7.3 Solaris OS Tuning Features

New features have been introduced in the Solaris OS that improve the performance of OpenMP programs. These include Memory Placement Optimizations, locality groups, and Multiple Page Size Support.

7.3.1 Locality Groups

The concept of a locality group (lgroup) has been introduced in Solaris to represent a set of CPU-like and memory-like hardware resources that are within some latency of each other.

Solaris OS assigns a thread to an lgroup when the thread is created. That lgroup is called the thread's home lgroup. Solaris OS runs the thread on the CPUs in the thread's home lgroup and allocates memory from that lgroup whenever possible. If resources from the home lgroup are unavailable, Solaris allocates resources from other lgroups. When a thread has affinity for more than one lgroup, the OS allocates resources from lgroups chosen in order of affinity strength.

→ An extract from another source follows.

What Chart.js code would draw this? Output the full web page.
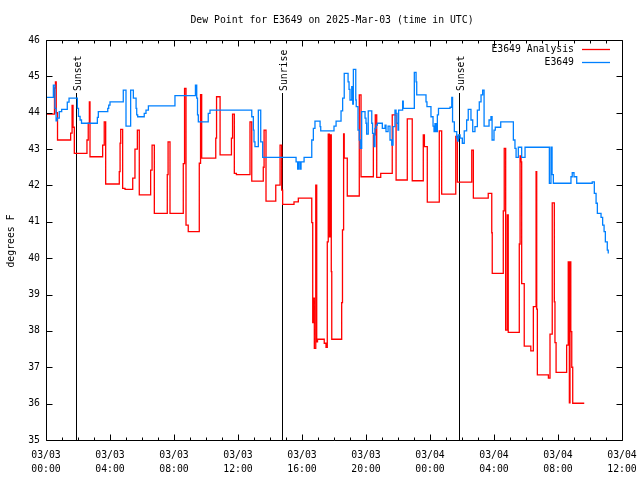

The lgroup APIs export the lgroup abstraction for applications to use for observability and performance tuning. A new library, called liblgrp, contains the new APIs. Applications can use the APIs to perform the following tasks:

• Traverse the group hierarchy

• Discover the contents and characteristics of a given lgroup

• Affect the thread and memory placement on lgroups

For example, the lgrp_affinity_set() function sets the affinity that a thread or set of threads have for a given lgroup. The OS uses the lgroup affinities as advice as to where to run a thread and allocate its memory.

The madvise() Standard C library function can be used to advise the OS that a region of user virtual memory is expected to follow a particular pattern of use. For example, calling madvise() with the MADV_ACCESS_LWP argument tells the kernel that the next thread to touch the specified region of memory will access it most heavily, so the kernel will try to allocate the memory and other resources for this range and the thread accordingly. Use of the madvise() function can increase system performance when used by programs that have specific knowledge of their access patterns over memory. The kernel needs information about the likely pattern of an application's memory use in order to allocate memory resources efficiently.

For more information about locality groups, refer to the manual Solaris: Memory and Thread Placement Optimization Developer's Guide

7.3.2 Multiple Page Size Support

The Multiple Page Size Support (MPSS) feature allows a program to use different page sizes for different regions of virtual memory. The default Solaris page size is relatively small (8KB on UltraSPARC processors and 4KB on AMD64 Opteron processors). The default page size on a specific platform can be obtained with the Solaris OS command: pagesize . The -a option on this command lists all the supported page sizes. (See the pagesize(1) man page for details.)

Applications that suffer from too many TLB misses may experience a performance boost by using a larger page size. TLB misses can be measured using the Sun Performance Analyzer.

There are three ways to change the default page size for an application:

• Use the Solaris OS command ppgsz(1)

• Use MPSS specific environment variables. See the mpss.so.1(1) man page for details.

• Compile the application with the -xpagesize, -xpagesize_heap, or the -xpagesize_stack options. (See the compiler man pages for details.)